Another way to maximize productivity is to use commercially available software whenever possible instead of creating custom software packages in house. Many organizations, for example, write their own test executives instead of using an off-the-shelf product. Spending valuable engineering time recreating software that already exists reduces overall productivity and ties up even more resources over time for maintenance of the software. Today’s successful manufacturing organizations concentrate on core competencies such as the design of products and test strategies to achieve the most efficient use of available resources.

Strategy 3 -- Lowering Overall Cost of Ownership



The cost of the test system is measured in two quantities:
  • Initial cost of the equipment, plus development and/or integration services
  • Cost over time for maintenance and support of the test system The NI test platform can substantially lower both of these costs.
PXI measurement devices use commercially available technologies such as standard integrated circuits for analog-to-digital conversion and PCI bus interfacing. Because these devices are widely used in other high-volume technologies, such as telecommunications and consumer electronics products, their unit cost is substantially lower than highly customized components. This feature results in measurement functionality at cost much lower than devices in proprietary platforms. In addition, the PXI platform uses components already present in your computer -- the processor, memory, and monitor -- to perform the measurement analysis and display instead of duplicating this functionality in a customized box instrument.

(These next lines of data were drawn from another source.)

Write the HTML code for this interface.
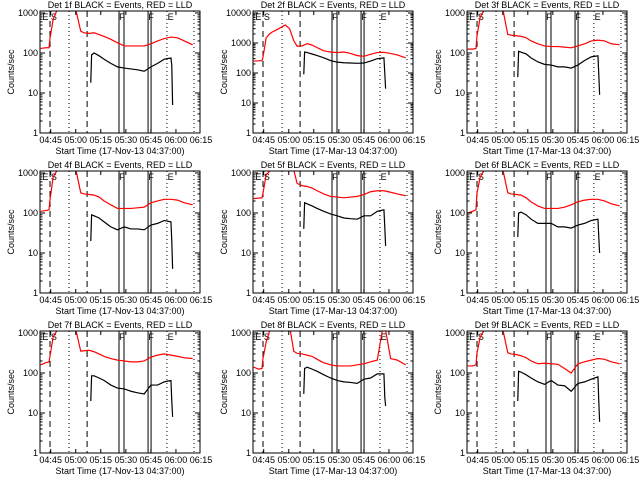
<!DOCTYPE html>
<html><head><meta charset="utf-8"><style>
body{margin:0;background:#fff}
svg{display:block;font-family:"Liberation Sans",sans-serif}
text{font-size:9px;fill:#000}
</style></head><body>
<svg id="chart" width="640" height="480" viewBox="0 0 640 480" xmlns="http://www.w3.org/2000/svg"></svg>
<script>
// minutes after 04:37:00
const redTimes=[2,5,7,7.5,9.5,11.5,13,17,21,23.5,26,28,31,34,37,40,44,48,52,56,60,64,68,72,76,80,84,88,93];
const blackTimes=[32,32.5,34,37,40,44,48,52,56,60,64,68,72,76,80,80.5,81];
const detNames=["1f","2f","3f","4f","5f","6f","7f","8f","9f"];
const dateLabels=["17-Nov-13","17-Mar-13","17-Mar-13","17-Nov-13","17-Mar-13","17-Mar-13","17-Nov-13","17-Mar-13","17-Mar-13"];
const yMaxDecade=[3,4,3,3,3,3,3,3,3];
const red1=[130,135,135,220,700,1100,2000,3000,2000,1000,350,320,310,320,290,260,220,180,150,150,150,150,170,200,230,250,240,200,160];
const red2=[250,255,260,320,1500,2000,2300,3000,4000,3000,1200,780,800,950,850,700,550,500,480,500,450,380,360,420,480,490,450,400,320];
const red3=[125,125,130,250,800,1100,2000,3000,2000,1000,290,280,270,260,240,200,170,150,145,145,140,135,150,170,200,210,200,170,160];
const red4=[110,115,120,200,800,1100,2000,3000,2000,1000,320,300,290,280,250,200,160,130,130,130,135,140,180,200,220,220,210,180,160];
const red5=[230,235,240,300,900,1100,2000,3000,3000,2500,1200,550,480,460,420,360,300,260,250,240,250,260,290,340,360,360,330,300,270];
const red6=[100,110,120,300,800,1100,2000,3000,2000,1000,320,300,290,280,240,190,150,130,130,130,140,160,190,210,220,220,200,170,150];
const red7=[160,180,190,250,800,1100,2000,3000,2000,1000,350,360,370,340,300,260,230,210,200,190,190,200,250,280,300,280,260,240,230];
const red8=[140,125,130,220,600,1100,2000,3000,2500,1500,350,310,300,280,260,220,180,160,150,150,150,160,170,190,210,2000,230,210,160];
const red9=[150,150,160,300,800,1100,2000,3000,2000,1000,320,300,290,270,240,200,170,175,170,165,130,100,170,190,210,230,220,190,170];
const black1=[18,90,100,85,70,55,45,42,40,38,35,45,55,70,75,50,5];
const black2=[90,500,480,430,380,320,260,230,220,215,210,215,250,300,320,100,30];
const black3=[25,110,105,95,75,60,52,50,45,45,42,50,65,80,85,30,9];
const black4=[20,90,85,75,60,45,38,45,40,40,38,50,55,65,60,20,4];
const black5=[40,180,170,150,130,110,95,85,75,72,70,85,85,110,120,45,15];
const black6=[25,100,105,90,70,55,55,55,45,45,42,50,55,65,70,25,10];
const black7=[20,85,85,75,65,50,42,40,35,32,30,50,50,60,65,20,8];
const black8=[30,130,140,125,110,90,75,65,60,58,55,70,75,95,95,25,15];
const black9=[20,110,105,90,75,60,52,65,50,48,35,55,60,70,80,20,6];
const reds=[red1,red2,red3,red4,red5,red6,red7,red8,red9];
const blacks=[black1,black2,black3,black4,black5,black6,black7,black8,black9];
const xTickLabels=["04:45","05:00","05:15","05:30","05:45","06:00","06:15"];
const xTickTimes=[8,23,38,53,68,83,98];
const dashedTimes=[7.6,29.8];
const dottedTimes=[19,77.6,93.8];
const solidTimes=[48.9,51.9,66.3,68.1];
const flagLabels=["E S","F","F","E"];
const flagTimes=[3,49,66.5,78];

const NS="http://www.w3.org/2000/svg";
const svg=document.getElementById('chart');
function mk(tag,attrs,parent){const e=document.createElementNS(NS,tag);for(const k in attrs)e.setAttribute(k,attrs[k]);parent.appendChild(e);return e;}
const L=40,R=200,T=11,B=133;
const tMin=1.6,tMax=97.4;
function xs(t){return L+(t-tMin)/(tMax-tMin)*(R-L);}
for(let p=0;p<9;p++){
  const col=p%3,row=Math.floor(p/3);
  const g=mk('g',{transform:`translate(${Math.round(col*213.33)},${row*160})`},svg);
  
  
  const dmax=yMaxDecade[p];
  const dec=(B-T-2)/dmax;
  const ys=v=>B-Math.log10(Math.max(v,0.5))*dec;
  const clipId='clip'+p;
  const cp=mk('clipPath',{id:clipId},g);mk('rect',{x:L,y:T,width:R-L,height:B-T},cp);
  // vertical markers
  dashedTimes.forEach(t=>{const l=mk('line',{x1:xs(t),x2:xs(t),y1:T,y2:B,stroke:'#000','stroke-dasharray':'6,4'},g);
    
    });
  dottedTimes.forEach(t=>{const l=mk('line',{x1:xs(t),x2:xs(t),y1:T,y2:B,stroke:'#000','stroke-dasharray':'1,3'},g);
    
    });
  solidTimes.forEach(t=>{const l=mk('line',{x1:xs(t),x2:xs(t),y1:T,y2:B,stroke:'#000'},g);
    
    });
  flagLabels.forEach((s,i)=>{const tx=mk('text',{x:xs(flagTimes[i]),y:T+9,'font-size':'10'},g);tx.textContent=s;
    
    });
  // series
  const rp=mk('polyline',{points:redTimes.map((t,i)=>xs(t)+','+ys(reds[p][i])).join(' '),fill:'none',stroke:'#f00','stroke-width':1.2,'clip-path':`url(#${clipId})`},g);
  
  
  const bp=mk('polyline',{points:blackTimes.map((t,i)=>xs(t)+','+ys(blacks[p][i])).join(' '),fill:'none',stroke:'#000','stroke-width':1.2,'clip-path':`url(#${clipId})`},g);
  
  
  // frame
  const fr=mk('rect',{x:L,y:T,width:R-L,height:B-T,fill:'none',stroke:'#000'},g);
  
  
  // y ticks
  for(let d=0;d<=dmax;d++){
    const y=ys(Math.pow(10,d));
    mk('line',{x1:L,x2:L+5,y1:y,y2:y,stroke:'#000'},g);mk('line',{x1:R-5,x2:R,y1:y,y2:y,stroke:'#000'},g);
    const tx=mk('text',{x:L-2,y:y+3,'text-anchor':'end'},g);tx.textContent=String(Math.pow(10,d));
    
    
    if(d<dmax)for(let m=2;m<10;m++){const ym=ys(m*Math.pow(10,d));
      mk('line',{x1:L,x2:L+2.5,y1:ym,y2:ym,stroke:'#000'},g);mk('line',{x1:R-2.5,x2:R,y1:ym,y2:ym,stroke:'#000'},g);}
  }
  // x ticks
  xTickTimes.forEach((t,i)=>{const x=xs(t);
    if(x<=R){mk('line',{x1:x,x2:x,y1:B,y2:B-4,stroke:'#000'},g);mk('line',{x1:x,x2:x,y1:T,y2:T+4,stroke:'#000'},g);}
    const tx=mk('text',{x:x,y:B+10,'text-anchor':'middle'},g);tx.textContent=xTickLabels[i];
    
    });
  const ti=mk('text',{x:120,y:8,'text-anchor':'middle'},g);ti.textContent=`Det ${detNames[p]} BLACK = Events, RED = LLD`;
  
  
  const xt=mk('text',{x:120,y:154,'text-anchor':'middle'},g);xt.textContent=`Start Time (${dateLabels[p]} 04:37:00)`;
  
  
  const yt=mk('text',{x:0,y:0,'text-anchor':'middle',transform:`translate(14,${(T+B)/2}) rotate(-90)`,'font-size':'8'},g);yt.textContent='Counts/sec';
  
  
}
</script>
</body></html>
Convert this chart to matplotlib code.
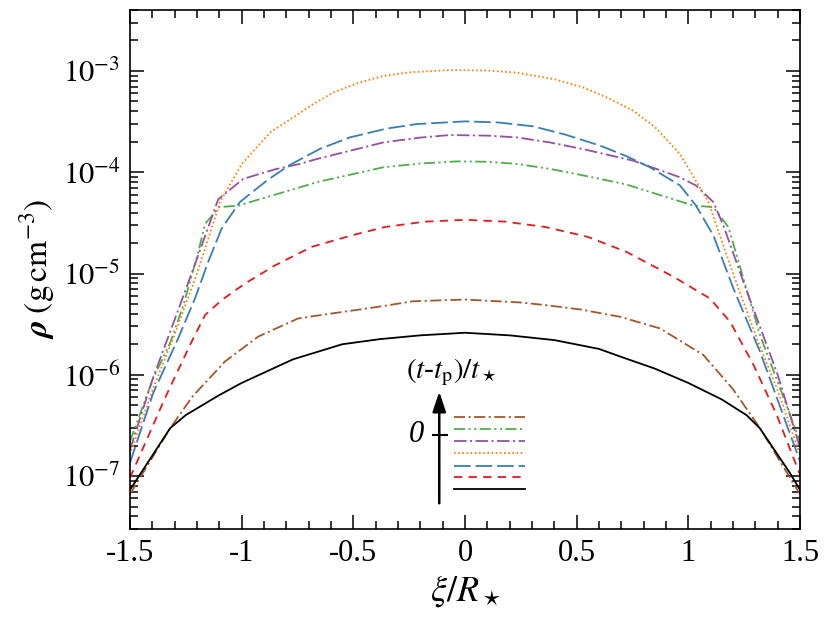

PXI also lowers costs by delivering a platform capable of diverse measurement and control capability. In many systems, the platform for analog measurements is completely separate from functionality such as optical inspection, motion control, or continuous data acquisition. PXI, however, integrates this diverse set of measurements into a single hardware platform to lower your overall equipment costs and to permit a greater degree of integration between these systems.

Much of the total cost of a test system comes after the initial capital expenditure, because software training and maintenance costs can add significantly to the cost of test. Commercial software significantly reduces your maintenance and support costs. Widely used commercial software has standard training, technical support, and a large user base. The more commercial technologies you can use in your test system, the better you can take advantage of these cost savings. Maintenance is often a hidden cost in software development. All software requires some amount of maintenance over time. Keeping up with the latest operating systems, for example, is a requirement for compatibility with hardware and other systems in the enterprise. Porting customized software to a new operating system can use up valuable resources and time. Some companies have spent several million dollars, for example, to port in-house test software from DOS to Windows NT. Using commercial software tools offloads much of the maintenance burden
to the software vendor and lowers your overall cost.

Results



Building a functional test system on widely used hardware and software platforms built on commercial technologies and open industry standards will dramatically lower your cost of test. This platform will increase your test throughput with fast measurement hardware and software capable of managing multiple test routines in parallel. Engineering productivity will increase, because engineers can fully take advantage of powerful software programs to develop tests rapidly. The time required to redesign test systems for new products will decrease with the use of flexible, modular software and hardware platforms. Finally, the cost of the test system, both in initial capital expenditure, and in overall cost of ownership, will be drastically lower thanks to the leverage of commercial technologies and widely used standards.